Israeli novelist and short-story writer Amos Oz will deliver the Tanner Lecture on Human Values, titled “The Israeli-Palestinian Conflict—Tragedy, Comedy and Cognitive Block: A Storyteller’s Point of View,” at 4 p.m. Thursday (Nov. 12) in Rackham Auditorium.

A panel of three influential scholars will respond to Oz’s lecture in a symposium at 1:30 p.m. Friday (Nov. 13) in Rackham Amphitheater. Both the Tanner Lecture and the symposium are free and open to the public.

Oz is an award-winning author and a professor of Hebrew literature at Ben Gurion University in Beer Sheva, Israel. His often controversial books challenge simplistic views of Zionism, Israeli society and Israeli culture. Oz is the author of eight novels, three short-story collections and three books of essays. Originally written in Hebrew, his work has been translated into 26 languages.

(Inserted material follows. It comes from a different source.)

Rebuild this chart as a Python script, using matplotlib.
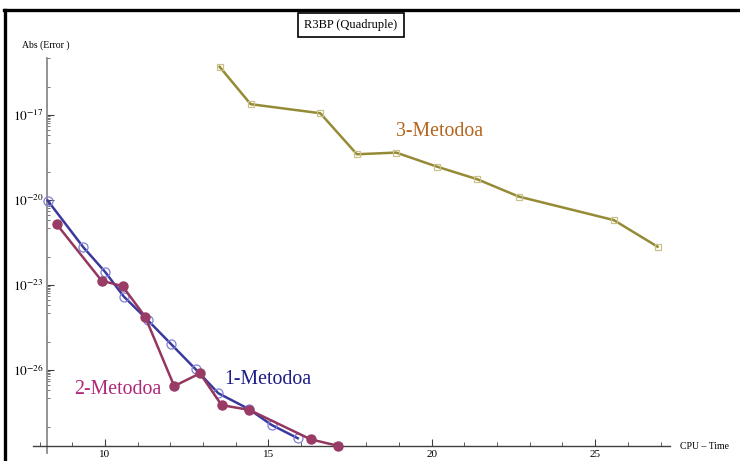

In 1988, Oz won the Prix Femina Etranger, France’s top literary award, and England’s Wingate Prize for his novel, Black Box. Other major books include My Michael (1972), and Where the Jackals Howl (1981).

Since 1987, Oz has been active with several groups struggling for peace between Israelis and Palestinians. He is a leader in the Israeli “Peace Now” movement.

Participants in the Nov. 13 symposium are Rashid Khalidi, associate professor of modern Middle Eastern history and director of the Center for Middle Eastern Studies at the University of Chicago; Anton Shammas, adjunct professor of Near Eastern studies at the U-M; and Bernard Yack, professor of political science at the University of Wisconsin, Madison.

The Tanner Lecture on Human Values is funded by a grant from Obert C. Tanner and is established at six universities in the United States and in England: the U-M, Utah, Harvard, Stanford, Oxford and Cambridge.

Previous U-M Tanner lecturers have included novelist Toni Morrison and political economist and historian Albert O. Hirschman.